Which Tools Are Best For Precision Cutting

Precision cutting tools come in various forms, but they all share the fundamental goal of removing material while achieving a clean surface finish and holding extremely tight dimensional tolerances. While simple hand tools have their place, industrial precision relies on advanced materials and automated control.

What Defines a Precision Cutting Tool?

Precision cutting tools, often called cutters, are mechanical devices designed to remove materials from a workpiece. True precision in manufacturing means holding dimensional accuracy and positional accuracy, often measured in thousandths of an inch (mils) or microns.

Key Features of Precision Tools

For a precision tool to work effectively, it must meet high standards for material and geometry:

• Material: Compared to the workpiece, the tool material must be substantially more powerful, durable, and resistant to wear. The three primary cutting materials are High-Speed Steel (HSS) (general purpose), Tungsten Carbide (high heat resistance for hard metals), and Ceramics (for machining superalloys).

• Geometry: Tools must have precise clearance angles, a specific number of flutes (teeth), and perfect flute width to maximize cutting efficiency and facilitate easy chip removal.

The Role of CNC Automation

The tool's potential precision is only realized when it is paired with a CNC (Computer Numerical Control) machine. CNC systems use closed-loop feedback to precisely control the feed rate (how fast the tool moves into the material) and the spindle speed (RPM). This control ensures that the cutting forces and heat generation remain constant to hold the required micrometer-level tolerances throughout the manufacturing process.

Which Kinds of Tools Are Essential for Precision Cutting?

Precision cutting tools can be grouped into categories based on their cutting mechanism and the type of material removal they perform (single-point vs. multi-point).

1. Rotary Multi-Point Tools

These tools, used in drilling and milling operations, use multiple cutting edges and are defined by their complex geometry.

• End Mills: Used for milling—cutting pockets, slots, and contours. The number of flutes dictates the finish quality; more flutes result in a finer finish but require lower chip loads. The helix angle ensures smooth chip evacuation, preventing re-cutting that damages the surface finish.

• Step Drill Bits: A drill bit with multiple cutting edges on one shaft. While often used for creating holes of different sizes, their precision lies in creating clean, chamfered holes with minimal breakthrough burrs.

• Carbide Burrs (Rotary Files): High-speed tools (often driven by die grinders) used for final deburring, chamfering, and grinding cast iron, aluminum, and stainless steel.

2. Fixed-Position Sawing Tools

These cutters prioritize dimensional accuracy and straightness over micro-tolerances.

• Table Saw: Features a large, tiltable table and a circular blade to cut materials (often wood or composites) into exact lengths and angles. Its precision is measured by the squareness of the cut and the consistency of the dimension.

• Band Saw: Uses a continuous blade spinning around an axis.

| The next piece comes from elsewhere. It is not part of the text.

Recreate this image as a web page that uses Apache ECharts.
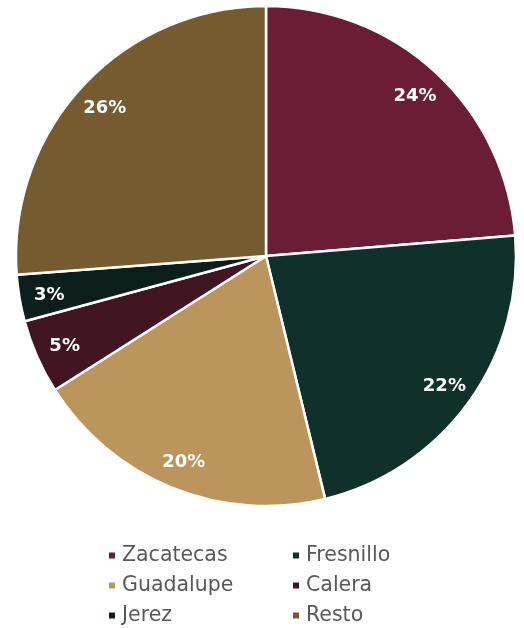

It's ideal for shaping and creating curved cuts in metal and wood, where the precision metric is the accuracy of the contoured line.

3. Specialty and Single-Point Tools

These address niche precision requirements.

• Woodruff Cutter: A specialized rotary milling cutter used to drill slots (keyways) in shafts for retaining keys, pins, and bearing races. The precision lies in the slot's depth and width to ensure a perfect mechanical fit.

• Single-Point Tools: Used primarily on lathes for turning and facing. These tools remove material from a spinning workpiece to achieve an extremely precise final outer or inner diameter and a very fine surface finish.